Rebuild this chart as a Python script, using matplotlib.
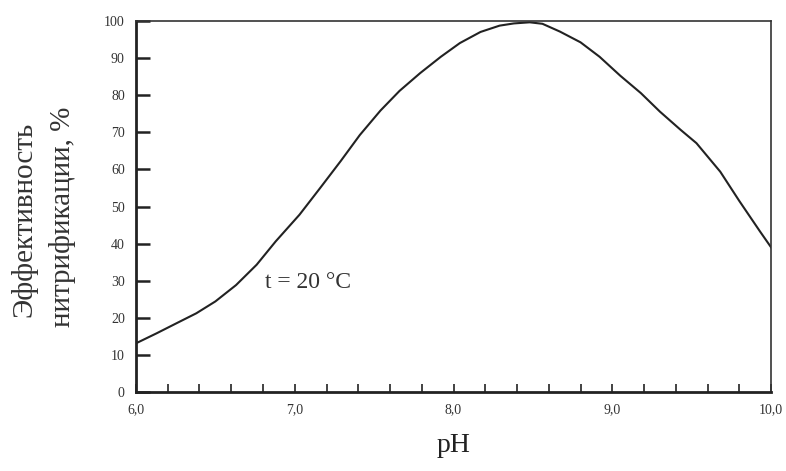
import matplotlib
matplotlib.use("Agg")
import matplotlib.pyplot as plt
from matplotlib.ticker import MultipleLocator, FuncFormatter

ph = [6.0, 6.13, 6.25, 6.38, 6.5, 6.63, 6.76, 6.88, 7.03, 7.16, 7.29, 7.41, 7.54, 7.66,
      7.79, 7.92, 8.04, 8.17, 8.29, 8.38, 8.48, 8.56, 8.67, 8.8, 8.92, 9.05, 9.18, 9.3,
      9.43, 9.53, 9.68, 9.8, 9.93, 10.0]
eff = [13.1, 15.8, 18.4, 21.2, 24.4, 28.8, 34.3, 40.6, 47.8, 55.0, 62.3, 69.3, 75.9, 81.2,
       86.0, 90.4, 94.1, 97.1, 98.8, 99.4, 99.7, 99.3, 97.2, 94.3, 90.4, 85.3, 80.6, 75.6,
       70.7, 67.1, 59.4, 51.5, 43.3, 39.0]

x_ticks = [6.0, 7.0, 8.0, 9.0, 10.0]
y_ticks = [0, 10, 20, 30, 40, 50, 60, 70, 80, 90, 100]

plt.rcParams['font.family'] = ['Liberation Serif', 'DejaVu Serif']

fig = plt.figure(figsize=(7.86, 4.71), dpi=100)
ax = fig.add_axes([0.173, 0.168, 0.808, 0.787])
ax.plot(ph, eff, color='#222222', lw=1.5)
ax.set_xlim(6.0, 10.0)
ax.set_ylim(0, 100)
ax.set_xticks(x_ticks)
ax.set_yticks(y_ticks)
ax.xaxis.set_minor_locator(MultipleLocator(0.2))
ax.xaxis.set_major_formatter(FuncFormatter(lambda v, p: f"{v:.1f}".replace('.', ',')))
ax.tick_params(axis='x', which='both', direction='in', length=6, width=1.2, labelsize=10,
               pad=8, colors='#222222', labelcolor='#333333')
ax.tick_params(axis='y', direction='in', length=10, width=1.8, labelsize=10, pad=8,
               colors='#222222', labelcolor='#333333')
for s in ['left', 'bottom']:
    ax.spines[s].set_linewidth(2.0)
    ax.spines[s].set_color('#222222')
for s in ['top', 'right']:
    ax.spines[s].set_linewidth(1.2)
    ax.spines[s].set_color('#333333')

ax.set_xlabel('pH', fontsize=20, color='#222222', labelpad=12)
fig.text(0.031, 0.535, 'Эффективность', rotation=90, fontsize=21, ha='center', va='center',
         color='#333333')
fig.text(0.079, 0.54, 'нитрификации, %', rotation=90, fontsize=21, ha='center', va='center',
         color='#333333')
ax.text(6.81, 29.5, 't = 20 °C', fontsize=17, color='#333333', ha='left', va='center')

fig.savefig('out.png', dpi=100)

- _WHAT NEEDS TO BE DONE_
Only a number is needed: how many lines of the material above contain "matplotlib"?

- _RESPONSE TO THE EXERCISE_
5